Leaving the pictures out, print the lines from the first line of the listing through the line containing "co2_ratio = [92.2, 93.7, 92.7, 92.3, 92.8, 92.3, 93.7]", exactly as they read, and no others.

INFORMATION SHOWN>
==*==
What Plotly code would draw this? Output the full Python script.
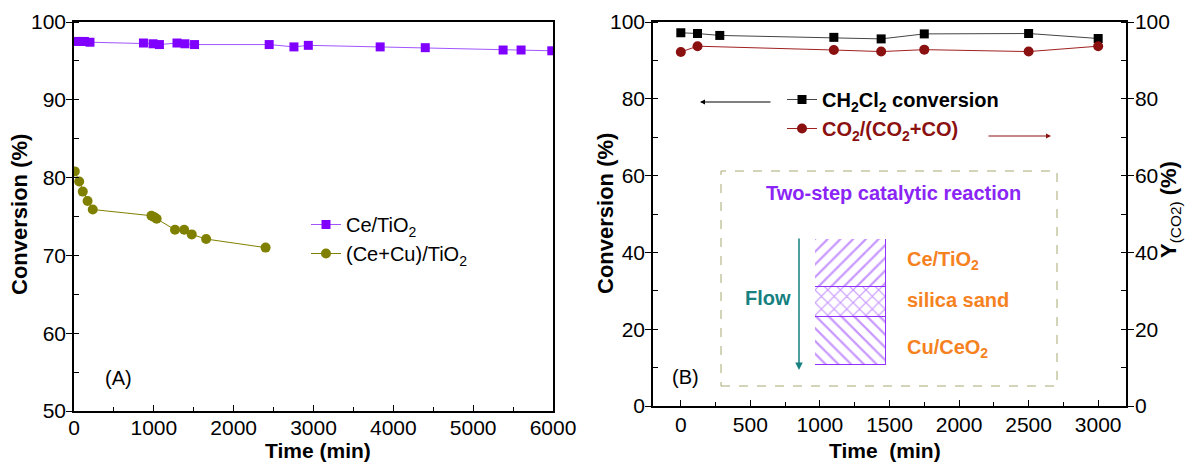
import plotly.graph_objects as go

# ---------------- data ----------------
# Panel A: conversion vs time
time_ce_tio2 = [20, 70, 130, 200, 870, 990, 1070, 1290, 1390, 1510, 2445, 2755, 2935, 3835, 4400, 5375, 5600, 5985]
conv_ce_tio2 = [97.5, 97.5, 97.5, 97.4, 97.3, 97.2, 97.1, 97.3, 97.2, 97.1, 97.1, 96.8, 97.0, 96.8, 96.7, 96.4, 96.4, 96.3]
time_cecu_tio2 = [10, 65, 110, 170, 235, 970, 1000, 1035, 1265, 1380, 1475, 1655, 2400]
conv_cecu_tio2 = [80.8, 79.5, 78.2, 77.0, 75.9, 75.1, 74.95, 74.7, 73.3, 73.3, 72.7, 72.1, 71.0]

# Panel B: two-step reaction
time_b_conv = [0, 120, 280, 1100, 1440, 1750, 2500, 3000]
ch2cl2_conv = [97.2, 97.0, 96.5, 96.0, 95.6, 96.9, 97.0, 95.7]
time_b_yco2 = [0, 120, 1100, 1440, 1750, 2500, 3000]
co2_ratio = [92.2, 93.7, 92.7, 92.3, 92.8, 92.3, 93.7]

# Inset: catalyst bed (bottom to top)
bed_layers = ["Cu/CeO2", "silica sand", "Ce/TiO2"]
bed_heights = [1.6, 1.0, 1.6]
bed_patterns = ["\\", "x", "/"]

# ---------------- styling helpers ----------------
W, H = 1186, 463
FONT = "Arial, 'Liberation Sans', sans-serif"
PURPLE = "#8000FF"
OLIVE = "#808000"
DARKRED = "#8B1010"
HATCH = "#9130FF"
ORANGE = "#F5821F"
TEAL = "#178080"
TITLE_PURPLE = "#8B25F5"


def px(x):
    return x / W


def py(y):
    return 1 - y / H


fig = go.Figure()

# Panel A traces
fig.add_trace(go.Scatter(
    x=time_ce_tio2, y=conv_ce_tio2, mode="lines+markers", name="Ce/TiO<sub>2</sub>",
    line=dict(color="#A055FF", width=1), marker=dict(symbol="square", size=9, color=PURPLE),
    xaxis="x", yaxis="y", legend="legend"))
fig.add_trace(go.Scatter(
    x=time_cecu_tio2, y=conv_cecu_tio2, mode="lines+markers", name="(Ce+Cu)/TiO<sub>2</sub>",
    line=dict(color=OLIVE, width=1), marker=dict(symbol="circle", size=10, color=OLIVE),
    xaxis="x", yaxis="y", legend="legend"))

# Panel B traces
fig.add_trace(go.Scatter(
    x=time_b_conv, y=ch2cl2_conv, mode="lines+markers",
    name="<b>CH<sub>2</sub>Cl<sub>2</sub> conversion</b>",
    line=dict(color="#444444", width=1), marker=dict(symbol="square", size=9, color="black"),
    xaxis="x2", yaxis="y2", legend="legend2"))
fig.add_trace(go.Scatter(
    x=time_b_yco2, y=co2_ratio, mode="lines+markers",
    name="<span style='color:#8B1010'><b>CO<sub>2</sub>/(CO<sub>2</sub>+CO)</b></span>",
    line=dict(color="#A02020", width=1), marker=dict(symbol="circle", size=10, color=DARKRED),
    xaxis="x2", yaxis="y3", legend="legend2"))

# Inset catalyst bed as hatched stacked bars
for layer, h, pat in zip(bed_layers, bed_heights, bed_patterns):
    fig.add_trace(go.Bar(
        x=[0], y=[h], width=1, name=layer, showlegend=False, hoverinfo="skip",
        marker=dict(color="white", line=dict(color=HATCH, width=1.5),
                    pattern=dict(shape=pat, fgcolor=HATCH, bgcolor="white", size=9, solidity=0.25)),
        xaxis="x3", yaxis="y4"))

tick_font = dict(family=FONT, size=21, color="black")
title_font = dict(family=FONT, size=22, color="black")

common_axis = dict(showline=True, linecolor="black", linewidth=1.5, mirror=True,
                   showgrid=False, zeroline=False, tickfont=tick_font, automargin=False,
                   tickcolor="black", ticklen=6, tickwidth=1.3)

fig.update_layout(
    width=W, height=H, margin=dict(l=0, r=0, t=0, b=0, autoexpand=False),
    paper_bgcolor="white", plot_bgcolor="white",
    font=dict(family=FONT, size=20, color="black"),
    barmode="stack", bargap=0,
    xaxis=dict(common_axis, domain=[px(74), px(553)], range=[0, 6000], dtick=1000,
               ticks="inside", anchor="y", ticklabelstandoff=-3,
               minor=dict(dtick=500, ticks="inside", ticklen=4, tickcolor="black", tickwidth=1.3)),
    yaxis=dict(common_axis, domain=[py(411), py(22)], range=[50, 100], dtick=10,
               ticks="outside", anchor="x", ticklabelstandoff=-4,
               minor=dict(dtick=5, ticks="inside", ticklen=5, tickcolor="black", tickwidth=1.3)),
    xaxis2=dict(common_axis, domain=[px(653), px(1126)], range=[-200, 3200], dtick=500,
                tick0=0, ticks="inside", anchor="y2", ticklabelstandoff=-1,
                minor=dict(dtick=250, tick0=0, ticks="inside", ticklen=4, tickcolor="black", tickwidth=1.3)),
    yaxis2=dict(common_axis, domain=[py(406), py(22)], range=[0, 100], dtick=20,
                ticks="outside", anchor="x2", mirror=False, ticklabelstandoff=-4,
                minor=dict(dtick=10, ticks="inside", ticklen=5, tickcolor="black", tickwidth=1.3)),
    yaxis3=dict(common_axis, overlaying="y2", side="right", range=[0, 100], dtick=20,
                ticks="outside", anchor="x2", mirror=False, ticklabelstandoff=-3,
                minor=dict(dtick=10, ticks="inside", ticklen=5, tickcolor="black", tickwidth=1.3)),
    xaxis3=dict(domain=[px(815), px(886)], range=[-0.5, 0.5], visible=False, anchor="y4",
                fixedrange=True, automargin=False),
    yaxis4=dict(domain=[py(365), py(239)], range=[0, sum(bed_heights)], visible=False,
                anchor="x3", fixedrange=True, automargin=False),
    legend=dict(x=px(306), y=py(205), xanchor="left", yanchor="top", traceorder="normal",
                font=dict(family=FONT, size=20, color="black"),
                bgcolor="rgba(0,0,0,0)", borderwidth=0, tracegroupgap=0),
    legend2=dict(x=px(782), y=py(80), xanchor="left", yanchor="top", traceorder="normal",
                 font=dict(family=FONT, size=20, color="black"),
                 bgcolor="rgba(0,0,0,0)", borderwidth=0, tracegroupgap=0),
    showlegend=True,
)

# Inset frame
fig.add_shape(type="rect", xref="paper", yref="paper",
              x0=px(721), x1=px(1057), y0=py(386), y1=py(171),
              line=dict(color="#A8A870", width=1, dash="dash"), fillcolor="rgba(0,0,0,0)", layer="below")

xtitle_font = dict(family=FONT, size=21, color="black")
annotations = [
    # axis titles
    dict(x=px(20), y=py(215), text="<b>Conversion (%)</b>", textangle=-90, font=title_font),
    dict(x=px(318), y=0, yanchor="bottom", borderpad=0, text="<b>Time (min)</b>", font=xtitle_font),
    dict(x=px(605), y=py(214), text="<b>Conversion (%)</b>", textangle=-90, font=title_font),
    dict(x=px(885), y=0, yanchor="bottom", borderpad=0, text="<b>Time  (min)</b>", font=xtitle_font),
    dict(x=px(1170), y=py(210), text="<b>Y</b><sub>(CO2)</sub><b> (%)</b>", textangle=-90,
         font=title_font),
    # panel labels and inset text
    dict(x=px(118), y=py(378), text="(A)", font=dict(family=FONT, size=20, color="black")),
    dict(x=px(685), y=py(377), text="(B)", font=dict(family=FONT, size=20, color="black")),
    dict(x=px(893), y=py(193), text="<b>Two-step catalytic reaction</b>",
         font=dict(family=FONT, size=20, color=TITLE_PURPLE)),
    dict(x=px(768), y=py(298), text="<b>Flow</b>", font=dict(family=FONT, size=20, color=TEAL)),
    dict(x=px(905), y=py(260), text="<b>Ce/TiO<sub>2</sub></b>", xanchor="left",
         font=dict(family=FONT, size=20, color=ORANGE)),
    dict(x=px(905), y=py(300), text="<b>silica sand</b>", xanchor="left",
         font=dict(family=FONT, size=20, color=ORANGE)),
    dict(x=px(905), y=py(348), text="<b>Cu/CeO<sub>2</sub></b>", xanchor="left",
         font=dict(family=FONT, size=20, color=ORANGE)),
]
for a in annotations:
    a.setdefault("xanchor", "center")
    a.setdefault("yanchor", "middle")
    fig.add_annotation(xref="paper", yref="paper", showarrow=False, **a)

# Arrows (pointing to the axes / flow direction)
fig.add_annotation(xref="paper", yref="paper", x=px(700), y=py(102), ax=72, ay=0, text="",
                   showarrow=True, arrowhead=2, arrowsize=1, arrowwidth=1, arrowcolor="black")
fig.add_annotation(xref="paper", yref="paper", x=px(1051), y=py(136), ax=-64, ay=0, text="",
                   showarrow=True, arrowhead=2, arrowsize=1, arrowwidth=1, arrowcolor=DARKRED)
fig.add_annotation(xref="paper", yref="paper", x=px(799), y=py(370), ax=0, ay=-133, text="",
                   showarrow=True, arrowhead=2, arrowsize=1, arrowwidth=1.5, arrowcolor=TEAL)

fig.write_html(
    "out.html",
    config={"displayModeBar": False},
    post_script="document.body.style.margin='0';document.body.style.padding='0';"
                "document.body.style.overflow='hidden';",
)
==*==
EXPECTED ANSWER>
What Plotly code would draw this? Output the full Python script.
import plotly.graph_objects as go

# ---------------- data ----------------
# Panel A: conversion vs time
time_ce_tio2 = [20, 70, 130, 200, 870, 990, 1070, 1290, 1390, 1510, 2445, 2755, 2935, 3835, 4400, 5375, 5600, 5985]
conv_ce_tio2 = [97.5, 97.5, 97.5, 97.4, 97.3, 97.2, 97.1, 97.3, 97.2, 97.1, 97.1, 96.8, 97.0, 96.8, 96.7, 96.4, 96.4, 96.3]
time_cecu_tio2 = [10, 65, 110, 170, 235, 970, 1000, 1035, 1265, 1380, 1475, 1655, 2400]
conv_cecu_tio2 = [80.8, 79.5, 78.2, 77.0, 75.9, 75.1, 74.95, 74.7, 73.3, 73.3, 72.7, 72.1, 71.0]

# Panel B: two-step reaction
time_b_conv = [0, 120, 280, 1100, 1440, 1750, 2500, 3000]
ch2cl2_conv = [97.2, 97.0, 96.5, 96.0, 95.6, 96.9, 97.0, 95.7]
time_b_yco2 = [0, 120, 1100, 1440, 1750, 2500, 3000]
co2_ratio = [92.2, 93.7, 92.7, 92.3, 92.8, 92.3, 93.7]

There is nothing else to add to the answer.